In January the National Credit Union Administration placed the credit union into conservatorship. Member deposits at C O Federal Credit Union remained protected by the National Credit Union Share Insurance Fund. The NCUA insured individual accounts up to $250,000 and a member’s interest in all joint accounts combined up to $250,000.
The NCUA placed C O Federal Credit Union into conservatorship because of unsafe and unsound practices at the credit union. Account holders September 17 received checks for the full amount of their deposits.
Osei Chandler, host and producer of Roots Musik Karamu radio program on National Public Radio, one of the longest running public radio programs in the country, has been a COFCU member for decades. Upon receiving his deposit check he said, “It’s the first time I got an unexpected check in the mail that I didn’t want. It was a big disappointment.”

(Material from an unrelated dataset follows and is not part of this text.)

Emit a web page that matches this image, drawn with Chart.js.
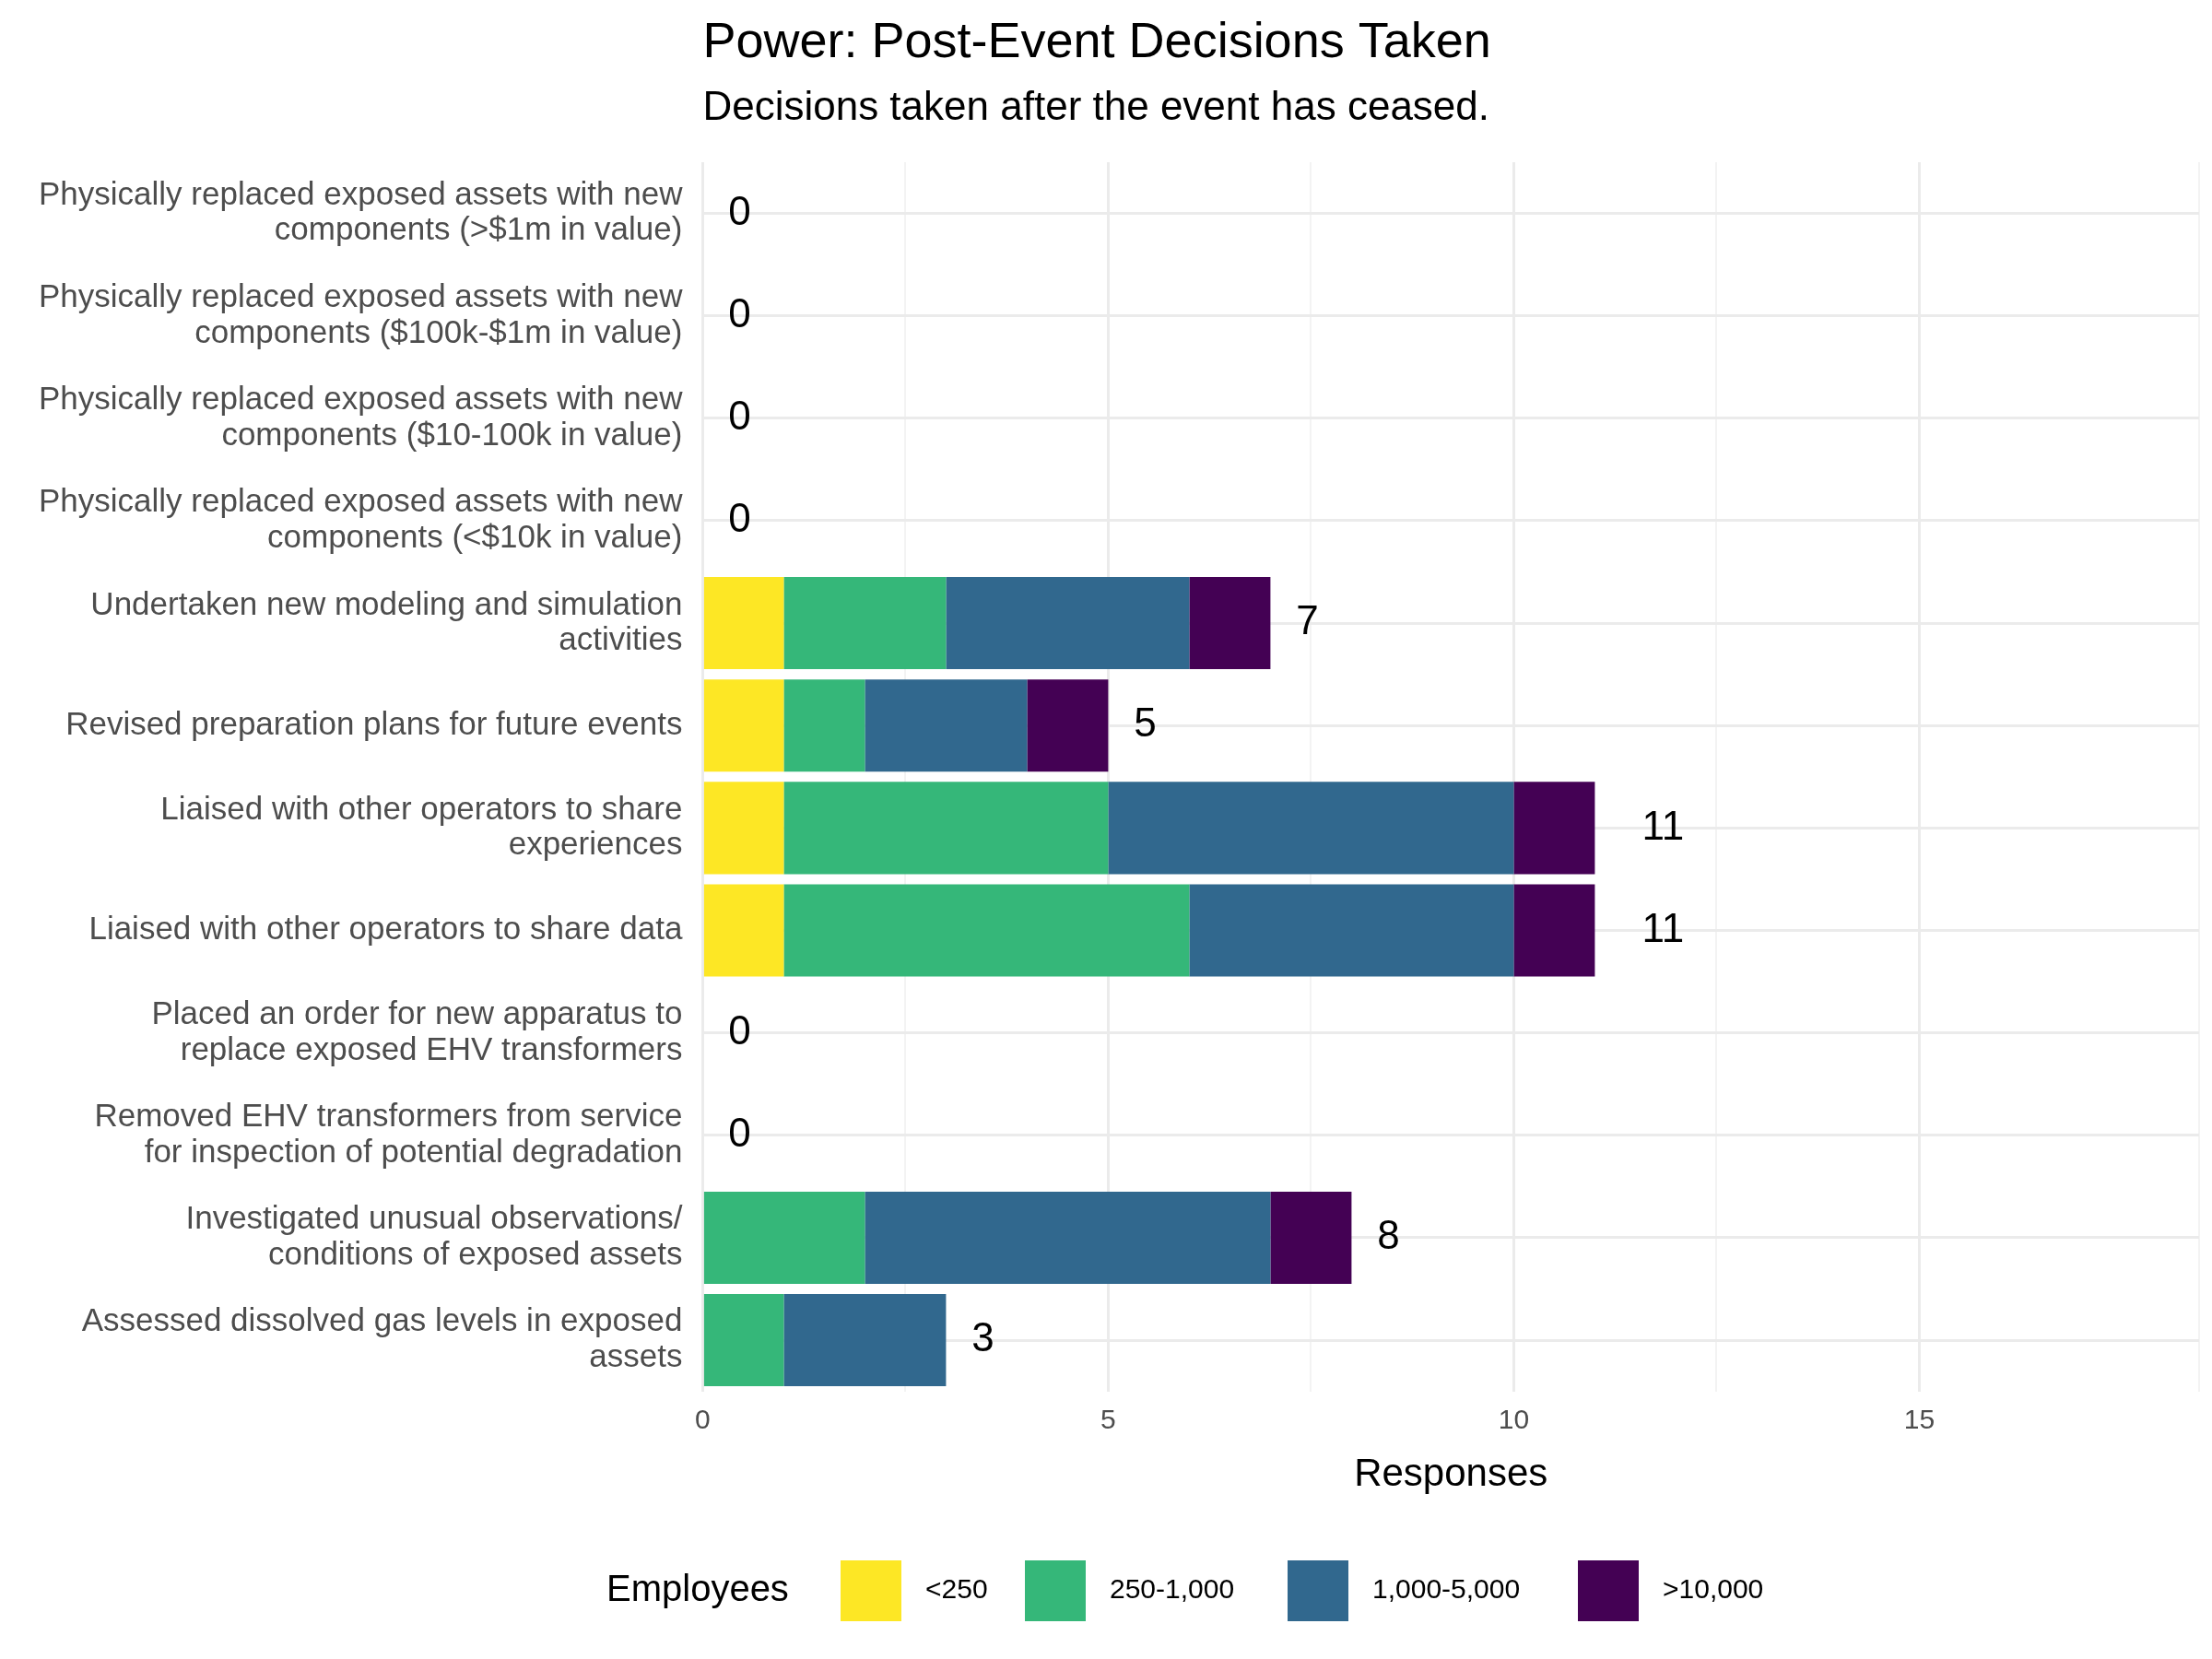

In explanation Chandler offered, “It was like another death in the family. The credit union didn’t offer ATM service or direct deposit, but it was a Black bank. C’mon, y’all,” he exclaimed. “”I told my kids about it and opened an account for my granddaughter. I even told my mother about it,” said the native New Yorker who transplante to Charleston some 40 years ago.
“We’re just losing stuff,” Chandler lamented over the credit union’s demise as more resources within the Black community fall victim to a lack of support from within. Advocating for the credit union was like “Swimming against the tide,” Chandler equated, “but we gotta do it.”
However, the Black comunity never fully embraced the credit union. In 2018 President and CEO Perrin Middleton who joined the credit union earlier that year said the credit union had partnered with Ebenezer AME Church. Ebenezer in downtown Charleston long has been among the more progressive and economically proactive church congregations locally. In addition to Ebenezer, C.O. Federal Credit Union has been fully engaged in financial collaborations with Royal Missionary Baptist Church in North Charleston, Middleton said, but discussions with others soon would begin.
For a variety of reasons – ranging from “I didn’t know it existed” to “Only a fool would put their money in an institution that didn’t have sound financial practices” – the credit union never received financial support from the Black community that it gave other financial institutions.
COFCU was founded by Esau Jenkins (July 3, 1910 – October 30, 1972) and a small group of visionaries in 1966. It was founded to provide low-income residents of Johns Island and the Charleston community with broader access to financial products and services denied to them by larger financial institutions.
Since then the COFCU membership grew to include the entire Charleston region. It was one of only two designated low-income credit unions in South Carolina. This designation is designed to help the credit union serve members recognized as having challenges to accessing mainstream financial products and services– which was Jenkins’ goal.
Since its inception the credit union made over $10,000,000.00 available to its members in the form of loans for home repairs, automobile purchases, and members’ personal use and projects.